*TASK*. Tally all lines containing the word "that". Give the number alone.

* begin DATA FOR THE TASK *

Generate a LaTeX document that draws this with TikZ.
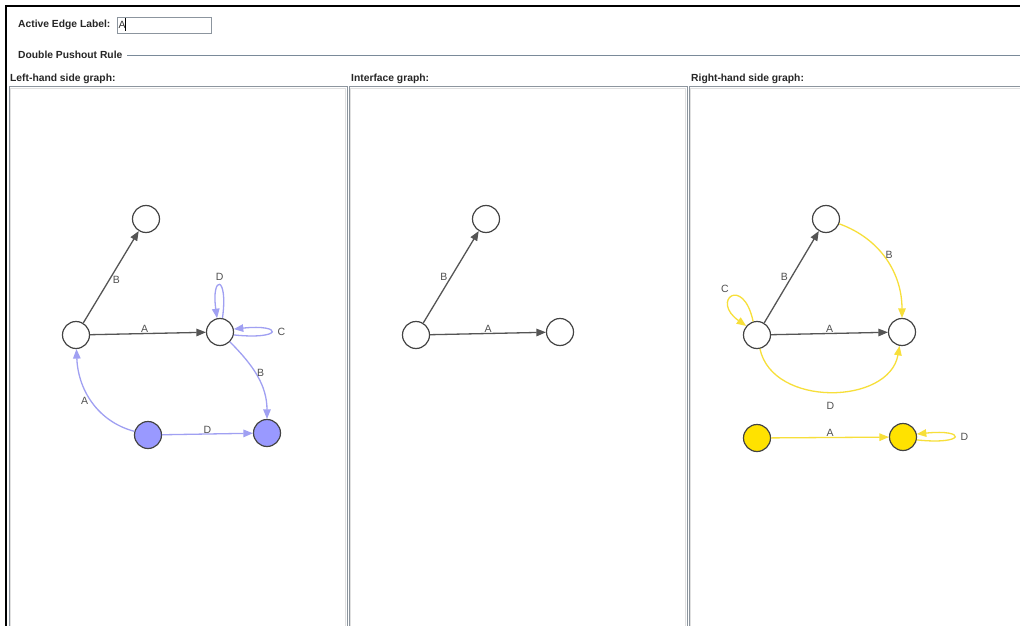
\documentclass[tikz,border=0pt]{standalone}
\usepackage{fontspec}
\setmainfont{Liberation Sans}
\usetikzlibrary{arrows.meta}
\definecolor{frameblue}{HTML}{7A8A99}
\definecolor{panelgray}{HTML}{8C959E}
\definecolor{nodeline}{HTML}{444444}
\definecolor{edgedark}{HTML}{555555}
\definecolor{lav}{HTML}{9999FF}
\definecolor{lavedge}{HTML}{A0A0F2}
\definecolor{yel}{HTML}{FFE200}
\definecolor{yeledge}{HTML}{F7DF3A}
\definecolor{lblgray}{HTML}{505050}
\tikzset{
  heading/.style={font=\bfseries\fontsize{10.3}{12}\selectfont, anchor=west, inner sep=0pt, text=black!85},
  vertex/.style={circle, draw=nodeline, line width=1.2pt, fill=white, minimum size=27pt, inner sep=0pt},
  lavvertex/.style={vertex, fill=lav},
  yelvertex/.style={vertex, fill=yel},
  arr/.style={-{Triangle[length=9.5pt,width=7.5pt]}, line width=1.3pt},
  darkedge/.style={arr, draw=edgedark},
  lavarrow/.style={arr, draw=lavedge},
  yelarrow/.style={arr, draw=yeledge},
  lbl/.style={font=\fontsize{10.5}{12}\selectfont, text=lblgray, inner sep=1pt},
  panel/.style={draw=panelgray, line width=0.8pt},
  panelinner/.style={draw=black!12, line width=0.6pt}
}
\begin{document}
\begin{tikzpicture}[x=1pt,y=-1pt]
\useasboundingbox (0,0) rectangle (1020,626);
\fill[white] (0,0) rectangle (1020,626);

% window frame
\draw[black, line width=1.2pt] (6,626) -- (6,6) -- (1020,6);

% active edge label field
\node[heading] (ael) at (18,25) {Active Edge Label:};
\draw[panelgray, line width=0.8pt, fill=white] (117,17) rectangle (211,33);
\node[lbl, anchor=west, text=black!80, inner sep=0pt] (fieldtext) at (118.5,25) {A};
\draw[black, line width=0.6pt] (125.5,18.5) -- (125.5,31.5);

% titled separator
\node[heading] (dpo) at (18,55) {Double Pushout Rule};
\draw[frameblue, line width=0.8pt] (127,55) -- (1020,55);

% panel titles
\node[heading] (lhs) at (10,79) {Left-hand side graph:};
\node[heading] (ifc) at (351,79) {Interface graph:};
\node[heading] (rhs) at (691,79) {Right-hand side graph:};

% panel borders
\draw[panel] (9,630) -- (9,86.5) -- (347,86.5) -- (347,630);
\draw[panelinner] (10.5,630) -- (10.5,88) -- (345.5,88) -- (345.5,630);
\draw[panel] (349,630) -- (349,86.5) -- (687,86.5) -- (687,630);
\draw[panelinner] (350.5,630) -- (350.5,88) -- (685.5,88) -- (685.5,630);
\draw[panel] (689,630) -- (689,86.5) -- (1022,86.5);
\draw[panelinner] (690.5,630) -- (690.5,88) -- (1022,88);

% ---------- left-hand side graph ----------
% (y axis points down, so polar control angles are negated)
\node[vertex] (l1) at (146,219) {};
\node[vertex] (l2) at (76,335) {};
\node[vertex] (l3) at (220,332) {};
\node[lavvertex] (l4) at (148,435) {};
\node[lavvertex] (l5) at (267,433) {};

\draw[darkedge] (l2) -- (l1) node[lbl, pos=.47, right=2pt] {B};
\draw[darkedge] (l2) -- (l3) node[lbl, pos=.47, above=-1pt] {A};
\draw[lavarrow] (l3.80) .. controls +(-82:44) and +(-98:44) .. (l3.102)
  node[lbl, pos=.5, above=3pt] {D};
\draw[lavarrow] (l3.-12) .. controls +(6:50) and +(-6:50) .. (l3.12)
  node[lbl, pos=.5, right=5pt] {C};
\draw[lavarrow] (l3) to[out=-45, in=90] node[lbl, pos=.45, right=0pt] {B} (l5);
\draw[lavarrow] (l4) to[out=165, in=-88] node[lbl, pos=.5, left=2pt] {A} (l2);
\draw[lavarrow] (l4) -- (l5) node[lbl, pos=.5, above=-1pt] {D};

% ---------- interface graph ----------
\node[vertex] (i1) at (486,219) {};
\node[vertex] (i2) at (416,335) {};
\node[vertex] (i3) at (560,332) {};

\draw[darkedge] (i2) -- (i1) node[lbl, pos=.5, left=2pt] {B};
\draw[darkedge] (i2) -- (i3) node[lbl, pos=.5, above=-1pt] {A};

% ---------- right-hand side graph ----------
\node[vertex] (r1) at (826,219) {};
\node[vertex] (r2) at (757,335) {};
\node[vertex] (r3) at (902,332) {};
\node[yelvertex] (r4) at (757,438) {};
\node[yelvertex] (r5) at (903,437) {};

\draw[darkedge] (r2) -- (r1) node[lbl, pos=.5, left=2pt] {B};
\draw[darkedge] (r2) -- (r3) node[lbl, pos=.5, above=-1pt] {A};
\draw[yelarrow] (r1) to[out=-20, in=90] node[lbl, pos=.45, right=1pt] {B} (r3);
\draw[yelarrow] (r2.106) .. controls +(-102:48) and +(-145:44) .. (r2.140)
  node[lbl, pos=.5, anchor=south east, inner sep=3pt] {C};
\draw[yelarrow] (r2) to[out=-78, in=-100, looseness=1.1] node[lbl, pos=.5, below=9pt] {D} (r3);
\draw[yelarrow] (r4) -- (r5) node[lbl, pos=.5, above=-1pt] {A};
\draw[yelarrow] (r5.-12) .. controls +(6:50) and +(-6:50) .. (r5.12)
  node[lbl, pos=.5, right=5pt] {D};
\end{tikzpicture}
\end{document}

* end DATA FOR THE TASK *
* begin DATA FOR THE TASK *

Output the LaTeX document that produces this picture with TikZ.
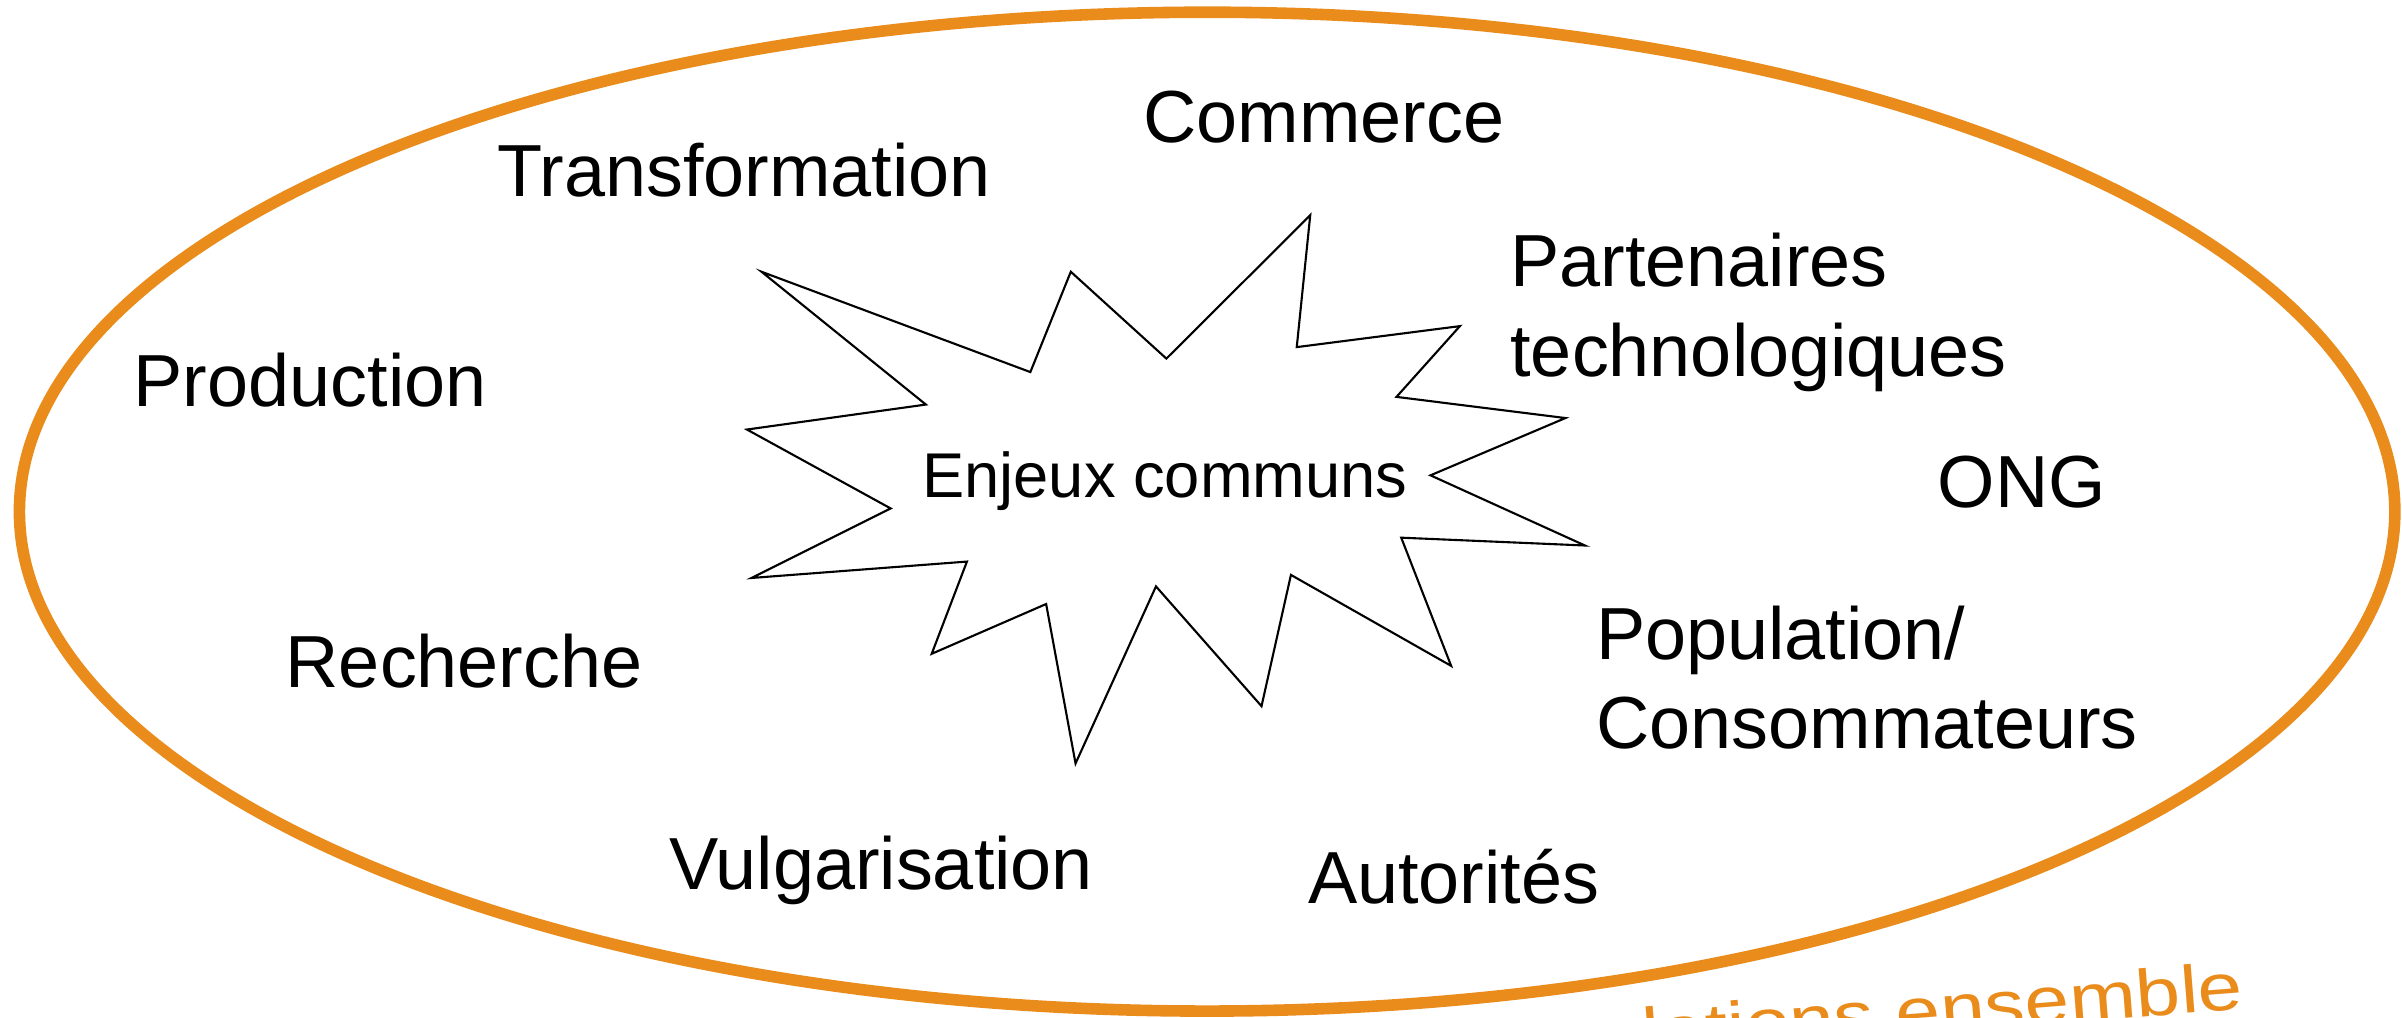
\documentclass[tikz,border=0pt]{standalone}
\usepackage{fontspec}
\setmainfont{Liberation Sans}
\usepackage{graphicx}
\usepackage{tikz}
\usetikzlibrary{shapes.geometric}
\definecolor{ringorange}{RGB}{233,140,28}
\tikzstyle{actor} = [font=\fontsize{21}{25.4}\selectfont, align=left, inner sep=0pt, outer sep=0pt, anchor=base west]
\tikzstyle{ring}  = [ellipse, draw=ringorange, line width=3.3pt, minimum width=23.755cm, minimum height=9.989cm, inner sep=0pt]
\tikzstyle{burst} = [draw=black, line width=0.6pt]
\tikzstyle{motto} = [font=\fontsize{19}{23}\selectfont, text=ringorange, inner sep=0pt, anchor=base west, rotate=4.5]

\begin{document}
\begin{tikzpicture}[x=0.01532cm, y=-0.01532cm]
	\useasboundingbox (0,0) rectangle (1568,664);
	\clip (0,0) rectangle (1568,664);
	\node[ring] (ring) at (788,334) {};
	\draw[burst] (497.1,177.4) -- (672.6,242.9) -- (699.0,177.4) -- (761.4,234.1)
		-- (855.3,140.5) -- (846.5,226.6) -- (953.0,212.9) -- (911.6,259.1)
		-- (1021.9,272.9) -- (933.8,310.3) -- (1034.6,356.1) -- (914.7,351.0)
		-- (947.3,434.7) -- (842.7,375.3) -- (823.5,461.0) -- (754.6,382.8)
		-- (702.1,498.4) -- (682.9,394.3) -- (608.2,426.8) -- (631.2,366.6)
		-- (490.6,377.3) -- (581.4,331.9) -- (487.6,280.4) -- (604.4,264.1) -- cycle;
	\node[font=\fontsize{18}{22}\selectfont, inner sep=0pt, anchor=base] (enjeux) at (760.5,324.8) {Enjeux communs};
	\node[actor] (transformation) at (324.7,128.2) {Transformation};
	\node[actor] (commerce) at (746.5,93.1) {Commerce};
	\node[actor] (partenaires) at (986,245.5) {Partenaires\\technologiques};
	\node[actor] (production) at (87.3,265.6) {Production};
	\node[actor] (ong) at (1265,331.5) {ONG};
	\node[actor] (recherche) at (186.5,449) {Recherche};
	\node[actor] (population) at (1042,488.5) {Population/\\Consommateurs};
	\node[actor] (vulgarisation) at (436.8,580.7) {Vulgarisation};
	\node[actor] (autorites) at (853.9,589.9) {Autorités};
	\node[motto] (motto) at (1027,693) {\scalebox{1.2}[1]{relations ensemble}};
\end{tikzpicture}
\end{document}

* end DATA FOR THE TASK *

*PROBLEM SOLUTION*. 2